◆ Written request
Skip any picture you find and retype all the remaining lines exactly.

===== Dataset excerpt =====

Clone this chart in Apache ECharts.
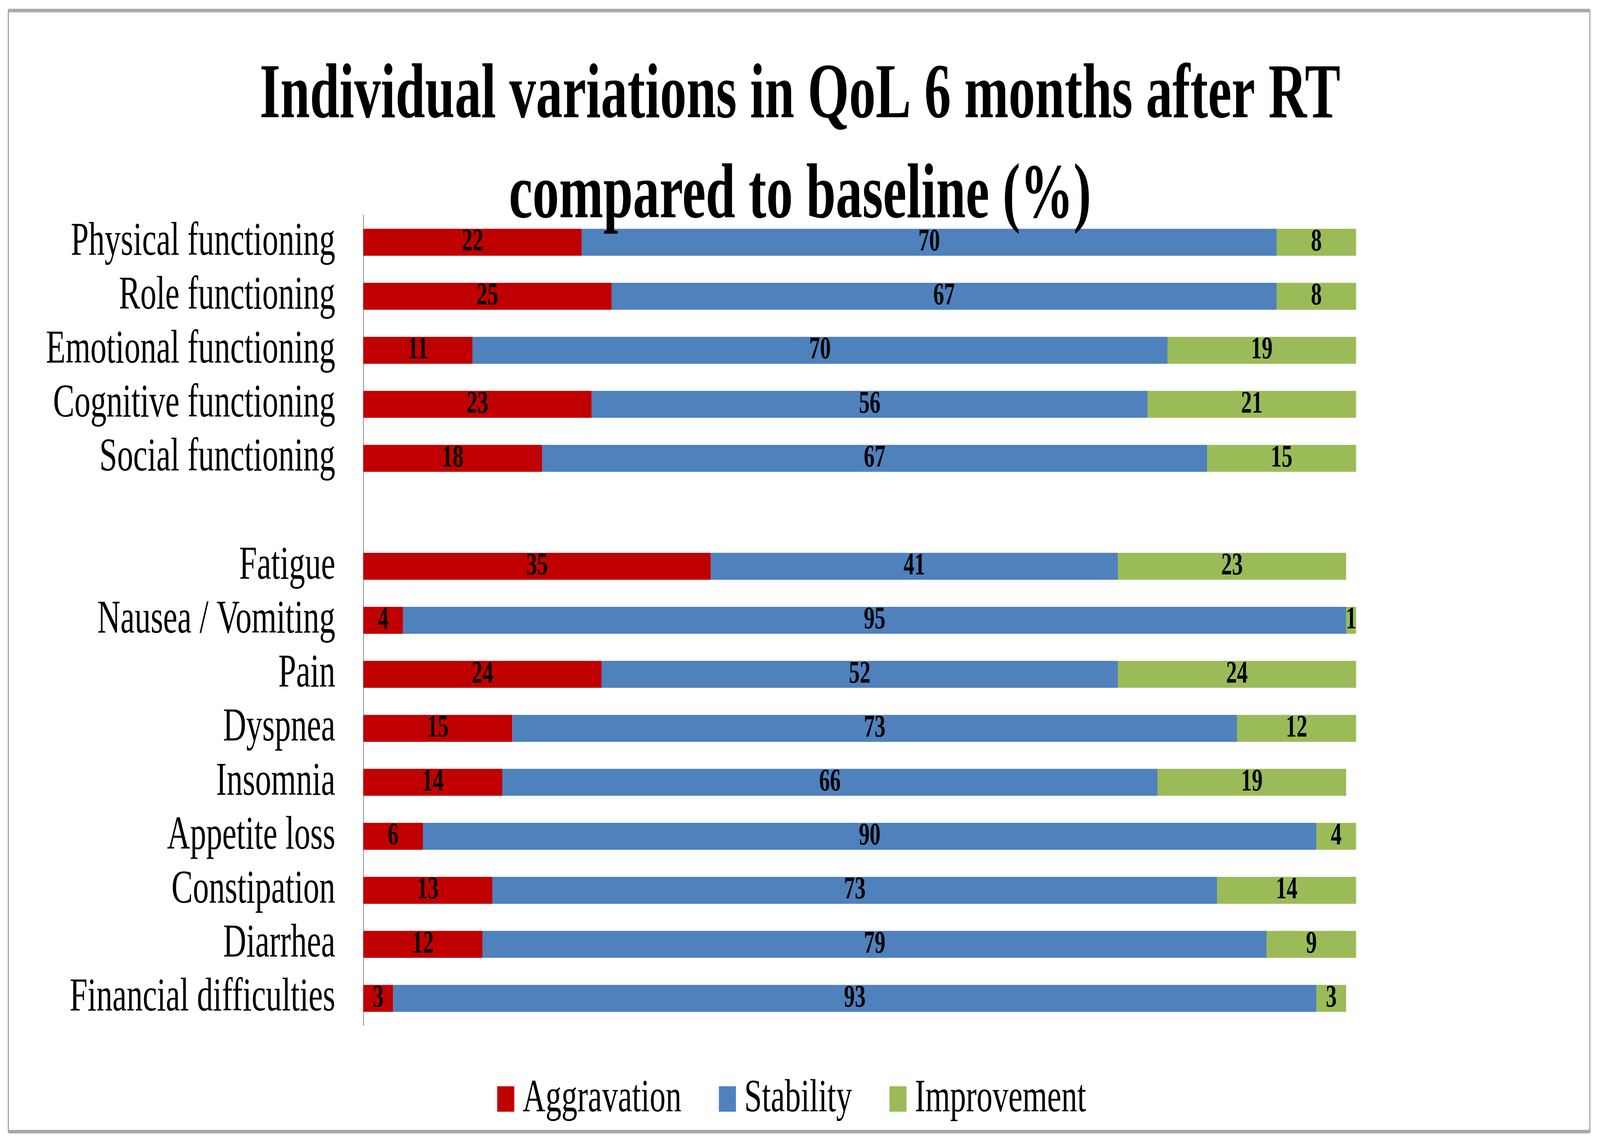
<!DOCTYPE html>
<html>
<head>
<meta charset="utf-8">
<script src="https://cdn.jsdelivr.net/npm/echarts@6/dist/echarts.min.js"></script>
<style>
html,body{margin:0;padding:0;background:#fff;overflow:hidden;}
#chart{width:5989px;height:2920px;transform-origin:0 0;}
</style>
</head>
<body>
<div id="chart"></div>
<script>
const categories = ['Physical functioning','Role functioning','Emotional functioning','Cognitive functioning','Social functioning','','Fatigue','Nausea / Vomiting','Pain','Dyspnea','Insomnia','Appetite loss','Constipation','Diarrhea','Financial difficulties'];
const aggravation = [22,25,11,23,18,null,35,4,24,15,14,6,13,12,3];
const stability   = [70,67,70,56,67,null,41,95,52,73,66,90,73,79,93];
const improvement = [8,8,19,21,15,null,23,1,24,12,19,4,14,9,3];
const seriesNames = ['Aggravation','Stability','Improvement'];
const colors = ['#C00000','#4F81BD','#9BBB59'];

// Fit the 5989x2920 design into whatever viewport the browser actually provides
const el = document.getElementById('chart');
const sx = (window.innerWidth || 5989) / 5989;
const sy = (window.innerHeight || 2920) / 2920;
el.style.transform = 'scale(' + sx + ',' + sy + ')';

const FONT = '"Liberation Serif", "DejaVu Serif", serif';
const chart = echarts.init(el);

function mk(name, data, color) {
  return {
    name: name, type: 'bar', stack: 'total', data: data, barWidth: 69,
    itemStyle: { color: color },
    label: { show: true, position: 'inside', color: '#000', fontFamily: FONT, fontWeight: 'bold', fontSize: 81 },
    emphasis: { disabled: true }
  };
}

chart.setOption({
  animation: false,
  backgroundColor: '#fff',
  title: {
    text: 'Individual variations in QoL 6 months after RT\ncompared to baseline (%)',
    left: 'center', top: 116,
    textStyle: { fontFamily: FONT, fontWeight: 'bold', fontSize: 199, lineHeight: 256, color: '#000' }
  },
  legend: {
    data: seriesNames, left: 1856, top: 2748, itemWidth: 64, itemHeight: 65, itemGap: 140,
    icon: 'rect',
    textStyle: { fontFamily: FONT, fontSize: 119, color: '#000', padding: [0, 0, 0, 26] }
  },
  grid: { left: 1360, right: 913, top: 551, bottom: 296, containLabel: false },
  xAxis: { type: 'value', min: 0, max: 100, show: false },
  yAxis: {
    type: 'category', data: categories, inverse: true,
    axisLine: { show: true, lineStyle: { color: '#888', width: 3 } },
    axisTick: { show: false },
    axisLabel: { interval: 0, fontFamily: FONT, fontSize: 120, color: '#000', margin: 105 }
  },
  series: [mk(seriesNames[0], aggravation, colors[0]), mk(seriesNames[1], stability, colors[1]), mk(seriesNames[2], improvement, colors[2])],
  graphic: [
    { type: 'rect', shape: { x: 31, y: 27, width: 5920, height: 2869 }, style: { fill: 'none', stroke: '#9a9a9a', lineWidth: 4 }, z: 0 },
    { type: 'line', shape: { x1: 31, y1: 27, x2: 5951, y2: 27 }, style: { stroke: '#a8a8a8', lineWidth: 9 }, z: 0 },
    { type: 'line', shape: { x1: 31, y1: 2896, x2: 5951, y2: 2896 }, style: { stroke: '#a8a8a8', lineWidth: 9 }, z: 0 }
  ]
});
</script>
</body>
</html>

=====

◆ Finished task
Clone this chart in Apache ECharts.
<!DOCTYPE html>
<html>
<head>
<meta charset="utf-8">
<script src="https://cdn.jsdelivr.net/npm/echarts@6/dist/echarts.min.js"></script>
<style>
html,body{margin:0;padding:0;background:#fff;overflow:hidden;}
#chart{width:5989px;height:2920px;transform-origin:0 0;}
</style>
</head>
<body>
<div id="chart"></div>
<script>
const categories = ['Physical functioning','Role functioning','Emotional functioning','Cognitive functioning','Social functioning','','Fatigue','Nausea / Vomiting','Pain','Dyspnea','Insomnia','Appetite loss','Constipation','Diarrhea','Financial difficulties'];
const aggravation = [22,25,11,23,18,null,35,4,24,15,14,6,13,12,3];
const stability   = [70,67,70,56,67,null,41,95,52,73,66,90,73,79,93];
const improvement = [8,8,19,21,15,null,23,1,24,12,19,4,14,9,3];
const seriesNames = ['Aggravation','Stability','Improvement'];
const colors = ['#C00000','#4F81BD','#9BBB59'];

// Fit the 5989x2920 design into whatever viewport the browser actually provides
const el = document.getElementById('chart');
const sx = (window.innerWidth || 5989) / 5989;
const sy = (window.innerHeight || 2920) / 2920;
el.style.transform = 'scale(' + sx + ',' + sy + ')';

const FONT = '"Liberation Serif", "DejaVu Serif", serif';
const chart = echarts.init(el);

function mk(name, data, color) {
  return {
    name: name, type: 'bar', stack: 'total', data: data, barWidth: 69,
    itemStyle: { color: color },
    label: { show: true, position: 'inside', color: '#000', fontFamily: FONT, fontWeight: 'bold', fontSize: 81 },
    emphasis: { disabled: true }
  };
}

chart.setOption({
  animation: false,
  backgroundColor: '#fff',
  title: {
    text: 'Individual variations in QoL 6 months after RT\ncompared to baseline (%)',
    left: 'center', top: 116,
    textStyle: { fontFamily: FONT, fontWeight: 'bold', fontSize: 199, lineHeight: 256, color: '#000' }
  },
  legend: {
    data: seriesNames, left: 1856, top: 2748, itemWidth: 64, itemHeight: 65, itemGap: 140,
    icon: 'rect',
    textStyle: { fontFamily: FONT, fontSize: 119, color: '#000', padding: [0, 0, 0, 26] }
  },
  grid: { left: 1360, right: 913, top: 551, bottom: 296, containLabel: false },
  xAxis: { type: 'value', min: 0, max: 100, show: false },
  yAxis: {
    type: 'category', data: categories, inverse: true,
    axisLine: { show: true, lineStyle: { color: '#888', width: 3 } },
    axisTick: { show: false },
    axisLabel: { interval: 0, fontFamily: FONT, fontSize: 120, color: '#000', margin: 105 }
  },
  series: [mk(seriesNames[0], aggravation, colors[0]), mk(seriesNames[1], stability, colors[1]), mk(seriesNames[2], improvement, colors[2])],
  graphic: [
    { type: 'rect', shape: { x: 31, y: 27, width: 5920, height: 2869 }, style: { fill: 'none', stroke: '#9a9a9a', lineWidth: 4 }, z: 0 },
    { type: 'line', shape: { x1: 31, y1: 27, x2: 5951, y2: 27 }, style: { stroke: '#a8a8a8', lineWidth: 9 }, z: 0 },
    { type: 'line', shape: { x1: 31, y1: 2896, x2: 5951, y2: 2896 }, style: { stroke: '#a8a8a8', lineWidth: 9 }, z: 0 }
  ]
});
</script>
</body>
</html>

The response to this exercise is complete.